Exercise instructions >> Exactly repeat the material, dropping every picture from the copy.

####

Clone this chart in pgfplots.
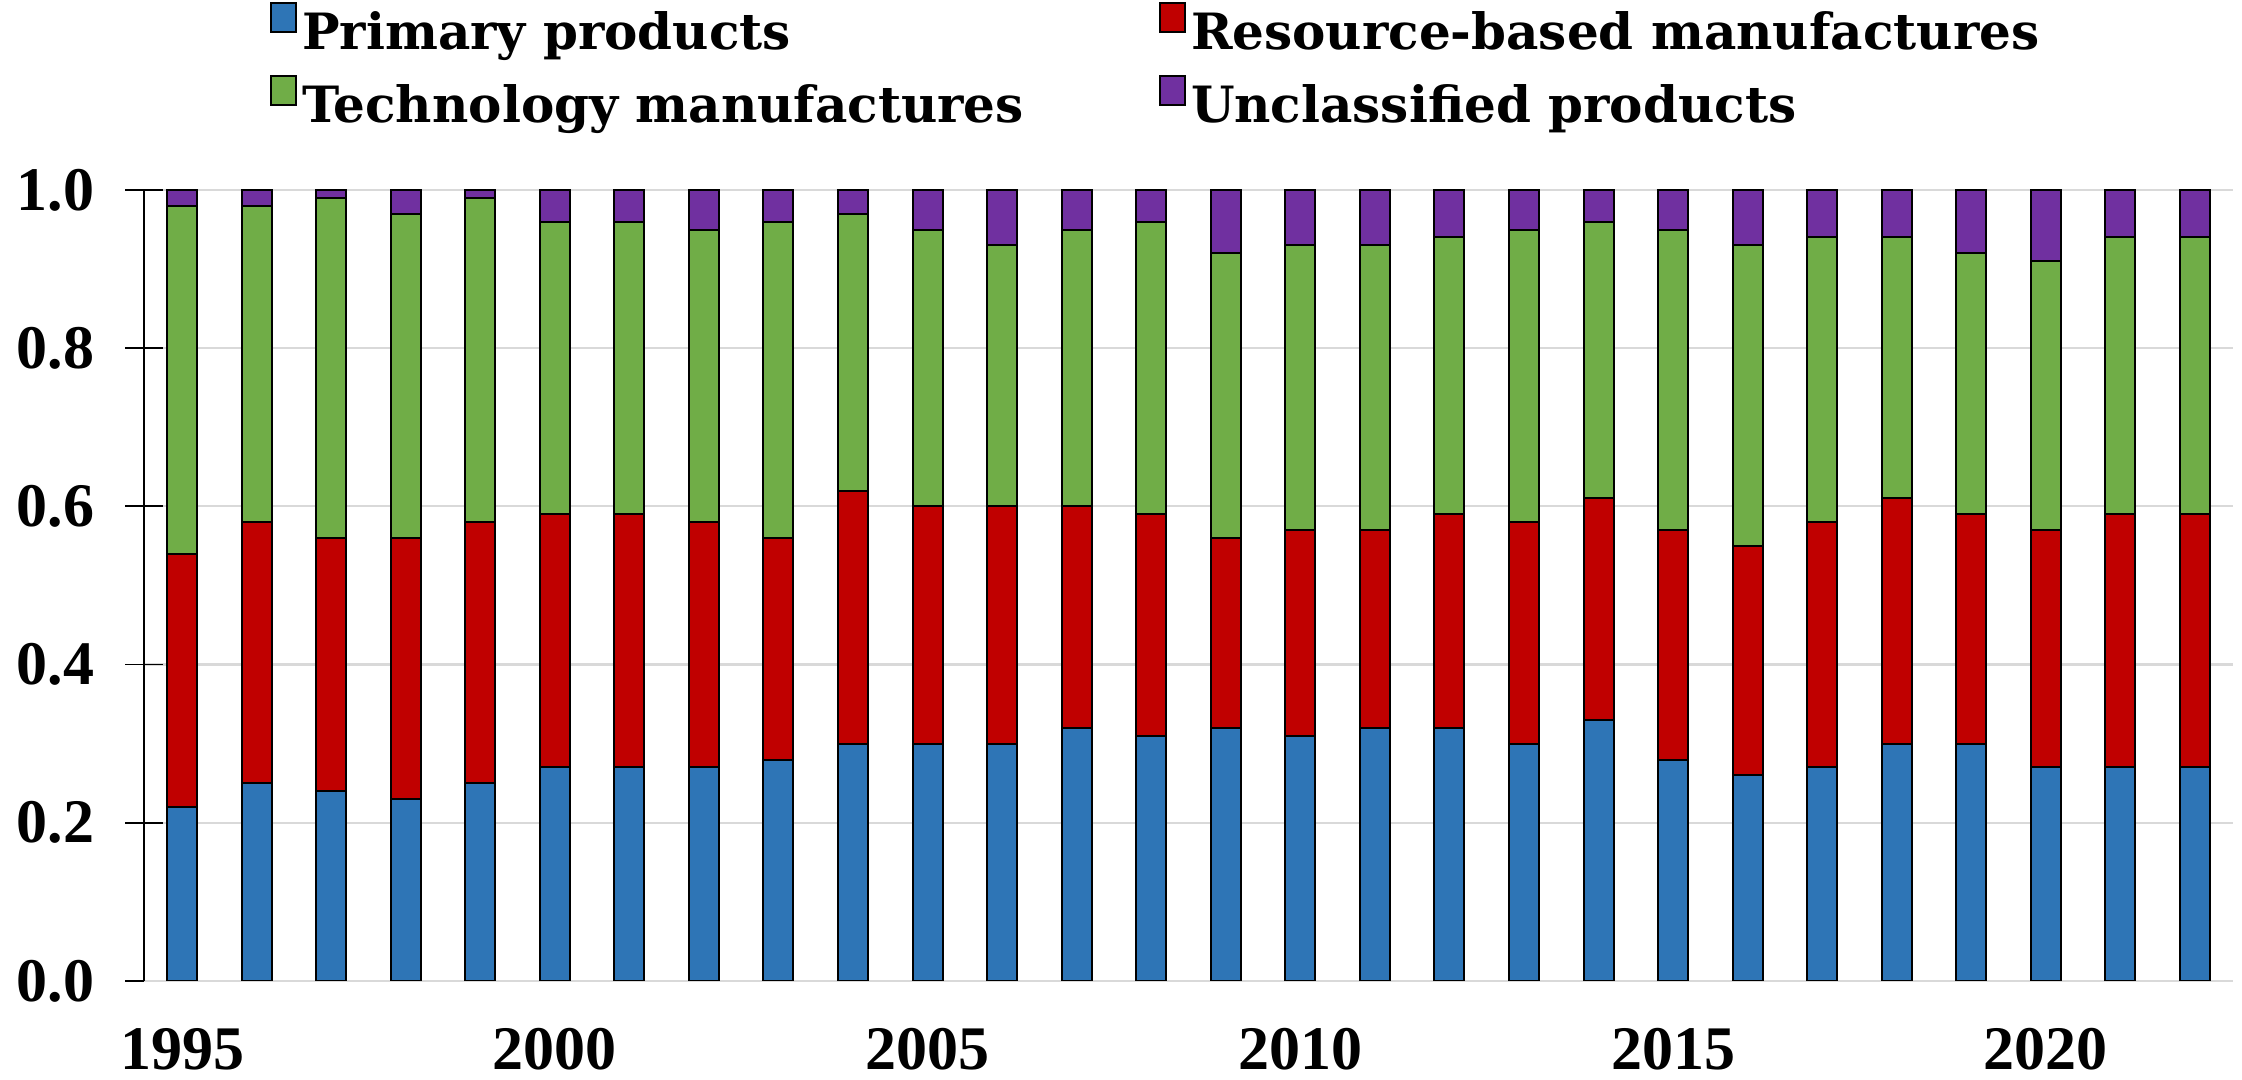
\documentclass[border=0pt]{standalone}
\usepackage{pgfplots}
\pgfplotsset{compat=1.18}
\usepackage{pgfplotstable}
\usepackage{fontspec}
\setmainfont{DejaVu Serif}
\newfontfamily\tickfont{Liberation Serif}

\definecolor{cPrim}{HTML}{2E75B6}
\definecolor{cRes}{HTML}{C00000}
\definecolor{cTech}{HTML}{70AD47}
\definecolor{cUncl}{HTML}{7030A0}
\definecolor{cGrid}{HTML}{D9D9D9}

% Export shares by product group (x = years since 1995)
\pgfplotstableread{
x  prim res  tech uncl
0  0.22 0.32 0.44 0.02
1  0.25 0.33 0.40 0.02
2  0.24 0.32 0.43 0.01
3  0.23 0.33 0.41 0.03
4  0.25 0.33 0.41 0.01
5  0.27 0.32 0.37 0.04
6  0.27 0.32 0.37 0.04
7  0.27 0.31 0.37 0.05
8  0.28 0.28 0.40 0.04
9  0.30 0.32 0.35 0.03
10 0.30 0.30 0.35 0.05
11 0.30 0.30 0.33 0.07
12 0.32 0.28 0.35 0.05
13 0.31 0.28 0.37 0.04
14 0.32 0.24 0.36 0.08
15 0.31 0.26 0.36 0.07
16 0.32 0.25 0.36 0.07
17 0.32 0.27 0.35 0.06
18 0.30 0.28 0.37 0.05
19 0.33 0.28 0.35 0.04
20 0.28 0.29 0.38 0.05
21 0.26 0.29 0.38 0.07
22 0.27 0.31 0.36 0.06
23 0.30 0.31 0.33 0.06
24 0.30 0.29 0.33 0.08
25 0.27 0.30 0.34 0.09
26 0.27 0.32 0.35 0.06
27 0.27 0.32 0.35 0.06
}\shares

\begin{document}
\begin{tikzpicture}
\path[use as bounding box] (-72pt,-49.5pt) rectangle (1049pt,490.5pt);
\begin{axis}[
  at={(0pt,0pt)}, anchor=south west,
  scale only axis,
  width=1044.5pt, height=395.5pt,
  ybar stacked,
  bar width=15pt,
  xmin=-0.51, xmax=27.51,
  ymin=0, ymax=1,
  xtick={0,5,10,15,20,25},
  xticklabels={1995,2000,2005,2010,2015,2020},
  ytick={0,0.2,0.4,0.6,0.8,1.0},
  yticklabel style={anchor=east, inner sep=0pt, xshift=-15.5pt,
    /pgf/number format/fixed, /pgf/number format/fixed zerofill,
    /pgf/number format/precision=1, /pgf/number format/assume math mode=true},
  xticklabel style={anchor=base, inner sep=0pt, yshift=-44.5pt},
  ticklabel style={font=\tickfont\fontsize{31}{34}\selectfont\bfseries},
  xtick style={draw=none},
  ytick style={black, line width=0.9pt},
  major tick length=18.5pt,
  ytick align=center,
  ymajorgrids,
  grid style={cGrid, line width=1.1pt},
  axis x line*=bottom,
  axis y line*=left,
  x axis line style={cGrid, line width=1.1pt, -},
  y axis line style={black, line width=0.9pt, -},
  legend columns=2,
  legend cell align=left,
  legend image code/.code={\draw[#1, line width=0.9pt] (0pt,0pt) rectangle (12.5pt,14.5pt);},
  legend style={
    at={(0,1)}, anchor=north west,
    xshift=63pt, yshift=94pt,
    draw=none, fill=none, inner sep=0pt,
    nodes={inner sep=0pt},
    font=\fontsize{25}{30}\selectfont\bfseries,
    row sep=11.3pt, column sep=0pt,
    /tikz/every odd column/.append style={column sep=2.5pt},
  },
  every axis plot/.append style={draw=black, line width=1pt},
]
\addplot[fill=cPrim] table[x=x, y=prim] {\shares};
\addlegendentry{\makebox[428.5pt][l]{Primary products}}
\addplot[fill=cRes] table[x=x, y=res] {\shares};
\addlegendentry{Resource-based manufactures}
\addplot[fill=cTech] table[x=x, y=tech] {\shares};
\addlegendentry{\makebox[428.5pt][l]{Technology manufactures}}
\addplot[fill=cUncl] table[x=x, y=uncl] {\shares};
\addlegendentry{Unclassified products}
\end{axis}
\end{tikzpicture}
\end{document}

####

Exercise solution >>
Clone this chart in pgfplots.
\documentclass[border=0pt]{standalone}
\usepackage{pgfplots}
\pgfplotsset{compat=1.18}
\usepackage{pgfplotstable}
\usepackage{fontspec}
\setmainfont{DejaVu Serif}
\newfontfamily\tickfont{Liberation Serif}

\definecolor{cPrim}{HTML}{2E75B6}
\definecolor{cRes}{HTML}{C00000}
\definecolor{cTech}{HTML}{70AD47}
\definecolor{cUncl}{HTML}{7030A0}
\definecolor{cGrid}{HTML}{D9D9D9}

% Export shares by product group (x = years since 1995)
\pgfplotstableread{
x  prim res  tech uncl
0  0.22 0.32 0.44 0.02
1  0.25 0.33 0.40 0.02
2  0.24 0.32 0.43 0.01
3  0.23 0.33 0.41 0.03
4  0.25 0.33 0.41 0.01
5  0.27 0.32 0.37 0.04
6  0.27 0.32 0.37 0.04
7  0.27 0.31 0.37 0.05
8  0.28 0.28 0.40 0.04
9  0.30 0.32 0.35 0.03
10 0.30 0.30 0.35 0.05
11 0.30 0.30 0.33 0.07
12 0.32 0.28 0.35 0.05
13 0.31 0.28 0.37 0.04
14 0.32 0.24 0.36 0.08
15 0.31 0.26 0.36 0.07
16 0.32 0.25 0.36 0.07
17 0.32 0.27 0.35 0.06
18 0.30 0.28 0.37 0.05
19 0.33 0.28 0.35 0.04
20 0.28 0.29 0.38 0.05
21 0.26 0.29 0.38 0.07
22 0.27 0.31 0.36 0.06
23 0.30 0.31 0.33 0.06
24 0.30 0.29 0.33 0.08
25 0.27 0.30 0.34 0.09
26 0.27 0.32 0.35 0.06
27 0.27 0.32 0.35 0.06
}\shares

\begin{document}
\begin{tikzpicture}
\path[use as bounding box] (-72pt,-49.5pt) rectangle (1049pt,490.5pt);
\begin{axis}[
  at={(0pt,0pt)}, anchor=south west,
  scale only axis,
  width=1044.5pt, height=395.5pt,
  ybar stacked,
  bar width=15pt,
  xmin=-0.51, xmax=27.51,
  ymin=0, ymax=1,
  xtick={0,5,10,15,20,25},
  xticklabels={1995,2000,2005,2010,2015,2020},
  ytick={0,0.2,0.4,0.6,0.8,1.0},
  yticklabel style={anchor=east, inner sep=0pt, xshift=-15.5pt,
    /pgf/number format/fixed, /pgf/number format/fixed zerofill,
    /pgf/number format/precision=1, /pgf/number format/assume math mode=true},
  xticklabel style={anchor=base, inner sep=0pt, yshift=-44.5pt},
  ticklabel style={font=\tickfont\fontsize{31}{34}\selectfont\bfseries},
  xtick style={draw=none},
  ytick style={black, line width=0.9pt},
  major tick length=18.5pt,
  ytick align=center,
  ymajorgrids,
  grid style={cGrid, line width=1.1pt},
  axis x line*=bottom,
  axis y line*=left,
  x axis line style={cGrid, line width=1.1pt, -},
  y axis line style={black, line width=0.9pt, -},
  legend columns=2,
  legend cell align=left,
  legend image code/.code={\draw[#1, line width=0.9pt] (0pt,0pt) rectangle (12.5pt,14.5pt);},
  legend style={
    at={(0,1)}, anchor=north west,
    xshift=63pt, yshift=94pt,
    draw=none, fill=none, inner sep=0pt,
    nodes={inner sep=0pt},
    font=\fontsize{25}{30}\selectfont\bfseries,
    row sep=11.3pt, column sep=0pt,
    /tikz/every odd column/.append style={column sep=2.5pt},
  },
  every axis plot/.append style={draw=black, line width=1pt},
]
\addplot[fill=cPrim] table[x=x, y=prim] {\shares};
\addlegendentry{\makebox[428.5pt][l]{Primary products}}
\addplot[fill=cRes] table[x=x, y=res] {\shares};
\addlegendentry{Resource-based manufactures}
\addplot[fill=cTech] table[x=x, y=tech] {\shares};
\addlegendentry{\makebox[428.5pt][l]{Technology manufactures}}
\addplot[fill=cUncl] table[x=x, y=uncl] {\shares};
\addlegendentry{Unclassified products}
\end{axis}
\end{tikzpicture}
\end{document}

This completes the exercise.